Problem description ->
Restate, word for word, all of the material shown below.

Information shown ->
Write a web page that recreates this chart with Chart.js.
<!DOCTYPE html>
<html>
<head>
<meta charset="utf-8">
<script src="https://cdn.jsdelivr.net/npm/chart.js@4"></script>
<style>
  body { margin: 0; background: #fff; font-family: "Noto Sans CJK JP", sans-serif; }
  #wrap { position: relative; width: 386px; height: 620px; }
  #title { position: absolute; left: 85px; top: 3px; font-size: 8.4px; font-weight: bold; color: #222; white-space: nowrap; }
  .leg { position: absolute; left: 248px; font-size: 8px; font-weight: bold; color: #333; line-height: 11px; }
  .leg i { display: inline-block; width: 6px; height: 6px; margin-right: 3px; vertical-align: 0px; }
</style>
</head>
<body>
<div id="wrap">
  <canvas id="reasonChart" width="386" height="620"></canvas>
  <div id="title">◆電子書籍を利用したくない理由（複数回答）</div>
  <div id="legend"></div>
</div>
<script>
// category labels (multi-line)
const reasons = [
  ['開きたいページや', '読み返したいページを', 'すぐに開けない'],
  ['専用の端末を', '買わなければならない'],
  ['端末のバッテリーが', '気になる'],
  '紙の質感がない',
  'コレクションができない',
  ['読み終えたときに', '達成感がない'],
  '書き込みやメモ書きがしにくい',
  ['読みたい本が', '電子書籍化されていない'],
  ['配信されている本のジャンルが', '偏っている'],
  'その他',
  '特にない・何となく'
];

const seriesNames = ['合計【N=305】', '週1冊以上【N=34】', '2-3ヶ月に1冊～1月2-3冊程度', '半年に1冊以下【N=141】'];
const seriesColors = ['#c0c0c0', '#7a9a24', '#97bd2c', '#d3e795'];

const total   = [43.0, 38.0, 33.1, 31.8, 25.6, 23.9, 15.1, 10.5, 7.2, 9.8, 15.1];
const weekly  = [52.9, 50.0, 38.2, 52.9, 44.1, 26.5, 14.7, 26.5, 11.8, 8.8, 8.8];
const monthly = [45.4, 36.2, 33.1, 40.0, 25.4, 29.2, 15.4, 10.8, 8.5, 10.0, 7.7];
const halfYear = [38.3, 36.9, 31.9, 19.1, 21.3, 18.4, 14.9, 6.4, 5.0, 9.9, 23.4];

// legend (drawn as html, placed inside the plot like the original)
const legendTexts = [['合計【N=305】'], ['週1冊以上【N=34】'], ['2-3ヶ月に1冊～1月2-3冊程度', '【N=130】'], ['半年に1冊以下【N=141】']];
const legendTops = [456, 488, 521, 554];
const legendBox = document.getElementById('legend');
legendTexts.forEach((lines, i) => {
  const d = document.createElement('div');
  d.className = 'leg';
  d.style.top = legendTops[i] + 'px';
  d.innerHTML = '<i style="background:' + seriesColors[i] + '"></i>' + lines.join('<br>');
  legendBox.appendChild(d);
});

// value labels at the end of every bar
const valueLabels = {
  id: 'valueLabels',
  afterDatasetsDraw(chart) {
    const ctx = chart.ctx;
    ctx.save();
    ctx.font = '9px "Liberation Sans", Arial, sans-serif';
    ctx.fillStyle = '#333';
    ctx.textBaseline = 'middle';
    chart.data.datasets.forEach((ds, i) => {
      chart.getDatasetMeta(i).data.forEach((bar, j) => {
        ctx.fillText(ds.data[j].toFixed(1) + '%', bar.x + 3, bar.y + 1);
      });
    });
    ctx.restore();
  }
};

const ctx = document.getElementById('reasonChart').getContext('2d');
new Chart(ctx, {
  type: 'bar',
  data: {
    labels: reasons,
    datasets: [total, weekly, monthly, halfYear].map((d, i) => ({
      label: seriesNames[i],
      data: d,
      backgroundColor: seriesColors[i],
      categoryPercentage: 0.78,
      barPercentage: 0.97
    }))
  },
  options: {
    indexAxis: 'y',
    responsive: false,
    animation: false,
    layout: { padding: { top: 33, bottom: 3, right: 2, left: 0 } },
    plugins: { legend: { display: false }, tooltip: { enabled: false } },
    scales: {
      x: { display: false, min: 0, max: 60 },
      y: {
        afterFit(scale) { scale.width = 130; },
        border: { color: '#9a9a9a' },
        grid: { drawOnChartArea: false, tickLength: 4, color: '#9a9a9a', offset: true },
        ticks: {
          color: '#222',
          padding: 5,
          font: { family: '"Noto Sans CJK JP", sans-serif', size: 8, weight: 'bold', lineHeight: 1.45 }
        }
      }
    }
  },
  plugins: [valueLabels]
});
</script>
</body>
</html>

The output ->
Write a web page that recreates this chart with Chart.js.
<!DOCTYPE html>
<html>
<head>
<meta charset="utf-8">
<script src="https://cdn.jsdelivr.net/npm/chart.js@4"></script>
<style>
  body { margin: 0; background: #fff; font-family: "Noto Sans CJK JP", sans-serif; }
  #wrap { position: relative; width: 386px; height: 620px; }
  #title { position: absolute; left: 85px; top: 3px; font-size: 8.4px; font-weight: bold; color: #222; white-space: nowrap; }
  .leg { position: absolute; left: 248px; font-size: 8px; font-weight: bold; color: #333; line-height: 11px; }
  .leg i { display: inline-block; width: 6px; height: 6px; margin-right: 3px; vertical-align: 0px; }
</style>
</head>
<body>
<div id="wrap">
  <canvas id="reasonChart" width="386" height="620"></canvas>
  <div id="title">◆電子書籍を利用したくない理由（複数回答）</div>
  <div id="legend"></div>
</div>
<script>
// category labels (multi-line)
const reasons = [
  ['開きたいページや', '読み返したいページを', 'すぐに開けない'],
  ['専用の端末を', '買わなければならない'],
  ['端末のバッテリーが', '気になる'],
  '紙の質感がない',
  'コレクションができない',
  ['読み終えたときに', '達成感がない'],
  '書き込みやメモ書きがしにくい',
  ['読みたい本が', '電子書籍化されていない'],
  ['配信されている本のジャンルが', '偏っている'],
  'その他',
  '特にない・何となく'
];

const seriesNames = ['合計【N=305】', '週1冊以上【N=34】', '2-3ヶ月に1冊～1月2-3冊程度', '半年に1冊以下【N=141】'];
const seriesColors = ['#c0c0c0', '#7a9a24', '#97bd2c', '#d3e795'];

const total   = [43.0, 38.0, 33.1, 31.8, 25.6, 23.9, 15.1, 10.5, 7.2, 9.8, 15.1];
const weekly  = [52.9, 50.0, 38.2, 52.9, 44.1, 26.5, 14.7, 26.5, 11.8, 8.8, 8.8];
const monthly = [45.4, 36.2, 33.1, 40.0, 25.4, 29.2, 15.4, 10.8, 8.5, 10.0, 7.7];
const halfYear = [38.3, 36.9, 31.9, 19.1, 21.3, 18.4, 14.9, 6.4, 5.0, 9.9, 23.4];

// legend (drawn as html, placed inside the plot like the original)
const legendTexts = [['合計【N=305】'], ['週1冊以上【N=34】'], ['2-3ヶ月に1冊～1月2-3冊程度', '【N=130】'], ['半年に1冊以下【N=141】']];
const legendTops = [456, 488, 521, 554];
const legendBox = document.getElementById('legend');
legendTexts.forEach((lines, i) => {
  const d = document.createElement('div');
  d.className = 'leg';
  d.style.top = legendTops[i] + 'px';
  d.innerHTML = '<i style="background:' + seriesColors[i] + '"></i>' + lines.join('<br>');
  legendBox.appendChild(d);
});

// value labels at the end of every bar
const valueLabels = {
  id: 'valueLabels',
  afterDatasetsDraw(chart) {
    const ctx = chart.ctx;
    ctx.save();
    ctx.font = '9px "Liberation Sans", Arial, sans-serif';
    ctx.fillStyle = '#333';
    ctx.textBaseline = 'middle';
    chart.data.datasets.forEach((ds, i) => {
      chart.getDatasetMeta(i).data.forEach((bar, j) => {
        ctx.fillText(ds.data[j].toFixed(1) + '%', bar.x + 3, bar.y + 1);
      });
    });
    ctx.restore();
  }
};

const ctx = document.getElementById('reasonChart').getContext('2d');
new Chart(ctx, {
  type: 'bar',
  data: {
    labels: reasons,
    datasets: [total, weekly, monthly, halfYear].map((d, i) => ({
      label: seriesNames[i],
      data: d,
      backgroundColor: seriesColors[i],
      categoryPercentage: 0.78,
      barPercentage: 0.97
    }))
  },
  options: {
    indexAxis: 'y',
    responsive: false,
    animation: false,
    layout: { padding: { top: 33, bottom: 3, right: 2, left: 0 } },
    plugins: { legend: { display: false }, tooltip: { enabled: false } },
    scales: {
      x: { display: false, min: 0, max: 60 },
      y: {
        afterFit(scale) { scale.width = 130; },
        border: { color: '#9a9a9a' },
        grid: { drawOnChartArea: false, tickLength: 4, color: '#9a9a9a', offset: true },
        ticks: {
          color: '#222',
          padding: 5,
          font: { family: '"Noto Sans CJK JP", sans-serif', size: 8, weight: 'bold', lineHeight: 1.45 }
        }
      }
    }
  },
  plugins: [valueLabels]
});
</script>
</body>
</html>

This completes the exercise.